RECORDS PROVIDED:
— start —
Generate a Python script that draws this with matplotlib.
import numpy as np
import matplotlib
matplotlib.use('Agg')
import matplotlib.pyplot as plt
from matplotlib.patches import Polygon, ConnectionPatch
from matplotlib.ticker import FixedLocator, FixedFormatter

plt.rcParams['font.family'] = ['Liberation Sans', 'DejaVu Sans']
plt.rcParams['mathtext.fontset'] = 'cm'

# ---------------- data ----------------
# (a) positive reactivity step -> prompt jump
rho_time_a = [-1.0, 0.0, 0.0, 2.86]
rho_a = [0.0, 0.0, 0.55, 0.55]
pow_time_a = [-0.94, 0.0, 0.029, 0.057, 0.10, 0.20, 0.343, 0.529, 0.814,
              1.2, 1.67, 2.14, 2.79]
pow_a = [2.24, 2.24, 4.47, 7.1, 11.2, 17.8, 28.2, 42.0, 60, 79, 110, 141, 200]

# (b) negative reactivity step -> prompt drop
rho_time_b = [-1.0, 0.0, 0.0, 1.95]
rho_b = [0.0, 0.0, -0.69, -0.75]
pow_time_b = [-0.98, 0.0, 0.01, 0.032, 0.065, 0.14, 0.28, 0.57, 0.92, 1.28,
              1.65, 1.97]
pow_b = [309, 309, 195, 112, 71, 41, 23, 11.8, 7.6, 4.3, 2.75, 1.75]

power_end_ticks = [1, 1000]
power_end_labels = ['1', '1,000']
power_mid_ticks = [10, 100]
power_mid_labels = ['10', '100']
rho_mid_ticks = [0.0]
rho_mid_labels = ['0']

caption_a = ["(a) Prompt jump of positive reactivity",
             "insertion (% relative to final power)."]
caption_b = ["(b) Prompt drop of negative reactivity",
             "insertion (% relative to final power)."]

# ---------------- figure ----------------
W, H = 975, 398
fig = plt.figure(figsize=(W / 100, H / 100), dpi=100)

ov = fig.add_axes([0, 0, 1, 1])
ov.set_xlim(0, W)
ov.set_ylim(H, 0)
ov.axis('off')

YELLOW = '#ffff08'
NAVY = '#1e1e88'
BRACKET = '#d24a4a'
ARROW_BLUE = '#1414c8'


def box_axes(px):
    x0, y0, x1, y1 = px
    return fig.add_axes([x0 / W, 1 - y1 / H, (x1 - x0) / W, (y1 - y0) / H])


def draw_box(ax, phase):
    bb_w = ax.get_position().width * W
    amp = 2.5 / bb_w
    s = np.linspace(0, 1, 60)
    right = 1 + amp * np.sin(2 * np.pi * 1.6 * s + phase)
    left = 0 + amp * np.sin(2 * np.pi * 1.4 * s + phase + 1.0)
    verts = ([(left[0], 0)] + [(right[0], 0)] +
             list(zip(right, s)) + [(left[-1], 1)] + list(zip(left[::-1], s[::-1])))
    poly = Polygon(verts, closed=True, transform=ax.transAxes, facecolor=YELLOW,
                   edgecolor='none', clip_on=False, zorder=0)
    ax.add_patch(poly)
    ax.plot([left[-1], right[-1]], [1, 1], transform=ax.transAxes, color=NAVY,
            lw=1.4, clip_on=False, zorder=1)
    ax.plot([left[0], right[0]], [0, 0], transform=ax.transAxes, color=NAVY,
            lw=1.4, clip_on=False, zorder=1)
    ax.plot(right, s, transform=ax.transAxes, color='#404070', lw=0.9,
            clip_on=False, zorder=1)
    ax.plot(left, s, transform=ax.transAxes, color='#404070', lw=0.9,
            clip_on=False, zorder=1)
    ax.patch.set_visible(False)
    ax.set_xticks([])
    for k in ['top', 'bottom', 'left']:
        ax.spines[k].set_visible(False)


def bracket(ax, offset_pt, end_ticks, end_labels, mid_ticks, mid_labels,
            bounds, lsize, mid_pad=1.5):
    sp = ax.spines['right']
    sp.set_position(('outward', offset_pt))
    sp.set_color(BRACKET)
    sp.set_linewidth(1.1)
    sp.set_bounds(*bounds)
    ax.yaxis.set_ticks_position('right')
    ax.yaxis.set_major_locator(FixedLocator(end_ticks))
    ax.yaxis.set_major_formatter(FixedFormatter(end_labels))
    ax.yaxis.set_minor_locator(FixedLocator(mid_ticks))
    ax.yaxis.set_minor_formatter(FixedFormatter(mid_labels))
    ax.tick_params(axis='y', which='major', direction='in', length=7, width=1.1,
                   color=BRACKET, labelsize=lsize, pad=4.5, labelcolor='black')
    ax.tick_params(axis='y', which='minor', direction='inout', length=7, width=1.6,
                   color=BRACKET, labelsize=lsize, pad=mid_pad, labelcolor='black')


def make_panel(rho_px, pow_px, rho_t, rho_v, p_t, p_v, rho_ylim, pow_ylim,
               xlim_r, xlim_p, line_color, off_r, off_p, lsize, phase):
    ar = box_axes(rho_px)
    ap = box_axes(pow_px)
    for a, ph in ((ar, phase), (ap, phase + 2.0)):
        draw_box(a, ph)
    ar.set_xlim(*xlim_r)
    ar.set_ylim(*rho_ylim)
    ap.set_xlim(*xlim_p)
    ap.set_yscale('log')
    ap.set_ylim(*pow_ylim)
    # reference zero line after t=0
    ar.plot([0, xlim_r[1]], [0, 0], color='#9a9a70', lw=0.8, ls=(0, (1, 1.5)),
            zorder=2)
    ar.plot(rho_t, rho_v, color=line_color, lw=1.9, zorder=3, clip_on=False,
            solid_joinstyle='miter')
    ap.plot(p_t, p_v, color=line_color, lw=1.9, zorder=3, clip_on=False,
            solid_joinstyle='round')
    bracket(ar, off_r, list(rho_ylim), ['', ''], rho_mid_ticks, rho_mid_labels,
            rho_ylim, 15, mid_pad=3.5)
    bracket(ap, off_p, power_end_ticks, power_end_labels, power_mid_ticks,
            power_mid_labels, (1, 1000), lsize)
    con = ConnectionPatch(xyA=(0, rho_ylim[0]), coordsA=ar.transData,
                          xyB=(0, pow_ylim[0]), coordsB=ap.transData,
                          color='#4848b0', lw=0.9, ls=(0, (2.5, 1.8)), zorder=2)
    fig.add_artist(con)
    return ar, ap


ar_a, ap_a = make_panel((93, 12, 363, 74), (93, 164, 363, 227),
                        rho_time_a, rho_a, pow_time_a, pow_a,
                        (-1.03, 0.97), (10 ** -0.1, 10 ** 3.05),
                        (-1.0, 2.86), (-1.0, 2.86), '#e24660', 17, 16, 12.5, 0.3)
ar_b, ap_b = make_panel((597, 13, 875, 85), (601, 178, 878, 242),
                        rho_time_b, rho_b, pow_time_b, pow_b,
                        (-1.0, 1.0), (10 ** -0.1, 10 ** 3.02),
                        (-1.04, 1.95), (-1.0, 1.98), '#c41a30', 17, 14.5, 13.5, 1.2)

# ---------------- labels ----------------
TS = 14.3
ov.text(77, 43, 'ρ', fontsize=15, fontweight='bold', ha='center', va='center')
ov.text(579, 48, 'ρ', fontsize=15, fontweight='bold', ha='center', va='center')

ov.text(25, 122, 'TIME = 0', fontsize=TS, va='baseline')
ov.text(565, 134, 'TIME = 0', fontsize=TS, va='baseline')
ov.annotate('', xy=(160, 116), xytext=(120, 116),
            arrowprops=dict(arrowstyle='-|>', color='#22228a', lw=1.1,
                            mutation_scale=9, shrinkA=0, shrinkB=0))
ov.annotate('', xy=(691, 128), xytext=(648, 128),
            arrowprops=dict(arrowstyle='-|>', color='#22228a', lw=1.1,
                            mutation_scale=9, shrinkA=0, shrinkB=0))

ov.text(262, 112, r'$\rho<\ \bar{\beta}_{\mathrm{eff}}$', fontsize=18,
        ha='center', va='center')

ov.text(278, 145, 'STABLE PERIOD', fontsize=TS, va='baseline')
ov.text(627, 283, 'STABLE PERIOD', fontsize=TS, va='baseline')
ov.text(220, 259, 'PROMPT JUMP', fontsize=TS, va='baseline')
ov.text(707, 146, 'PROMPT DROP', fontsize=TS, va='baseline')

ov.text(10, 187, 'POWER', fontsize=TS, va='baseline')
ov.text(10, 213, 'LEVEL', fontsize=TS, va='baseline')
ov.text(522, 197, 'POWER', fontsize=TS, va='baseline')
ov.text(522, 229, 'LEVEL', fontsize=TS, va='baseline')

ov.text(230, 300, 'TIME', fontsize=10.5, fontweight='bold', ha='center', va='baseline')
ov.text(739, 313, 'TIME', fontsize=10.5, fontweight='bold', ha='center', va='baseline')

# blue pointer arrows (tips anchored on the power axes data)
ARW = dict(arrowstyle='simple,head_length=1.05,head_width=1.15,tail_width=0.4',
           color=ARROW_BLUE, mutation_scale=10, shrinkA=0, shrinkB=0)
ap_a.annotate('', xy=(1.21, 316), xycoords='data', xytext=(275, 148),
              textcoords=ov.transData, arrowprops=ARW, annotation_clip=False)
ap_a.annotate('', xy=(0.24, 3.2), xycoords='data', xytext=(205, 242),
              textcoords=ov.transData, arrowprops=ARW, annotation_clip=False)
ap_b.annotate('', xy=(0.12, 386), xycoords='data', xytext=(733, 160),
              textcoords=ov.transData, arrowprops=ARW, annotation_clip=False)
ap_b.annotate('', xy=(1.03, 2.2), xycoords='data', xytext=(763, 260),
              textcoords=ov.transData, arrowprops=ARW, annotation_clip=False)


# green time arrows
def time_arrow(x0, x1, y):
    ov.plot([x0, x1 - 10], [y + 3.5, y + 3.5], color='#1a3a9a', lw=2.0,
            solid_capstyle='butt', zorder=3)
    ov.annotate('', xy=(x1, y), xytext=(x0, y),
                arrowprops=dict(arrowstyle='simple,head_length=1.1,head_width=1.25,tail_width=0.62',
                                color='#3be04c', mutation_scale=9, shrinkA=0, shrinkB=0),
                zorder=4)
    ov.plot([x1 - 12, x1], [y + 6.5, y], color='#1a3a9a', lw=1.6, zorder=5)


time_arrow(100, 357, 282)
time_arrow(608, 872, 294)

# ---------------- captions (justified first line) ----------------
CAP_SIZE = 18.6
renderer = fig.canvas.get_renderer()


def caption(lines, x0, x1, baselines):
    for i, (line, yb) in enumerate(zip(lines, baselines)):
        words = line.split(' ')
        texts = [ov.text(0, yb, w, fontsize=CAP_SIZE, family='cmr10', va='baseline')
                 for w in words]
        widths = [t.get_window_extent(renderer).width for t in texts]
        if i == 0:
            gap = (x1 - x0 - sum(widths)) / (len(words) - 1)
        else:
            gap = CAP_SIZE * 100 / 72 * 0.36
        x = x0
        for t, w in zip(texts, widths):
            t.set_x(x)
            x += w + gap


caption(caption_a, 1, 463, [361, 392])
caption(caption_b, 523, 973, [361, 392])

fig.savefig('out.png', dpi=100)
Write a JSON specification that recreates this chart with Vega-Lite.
— end —
Lines from the start of the material above through the line containing "plt.rcParams['mathtext.fontset'] = 'cm'" are to be duplicated exactly, and only those.

Generate a Python script that draws this with matplotlib.
import numpy as np
import matplotlib
matplotlib.use('Agg')
import matplotlib.pyplot as plt
from matplotlib.patches import Polygon, ConnectionPatch
from matplotlib.ticker import FixedLocator, FixedFormatter

plt.rcParams['font.family'] = ['Liberation Sans', 'DejaVu Sans']
plt.rcParams['mathtext.fontset'] = 'cm'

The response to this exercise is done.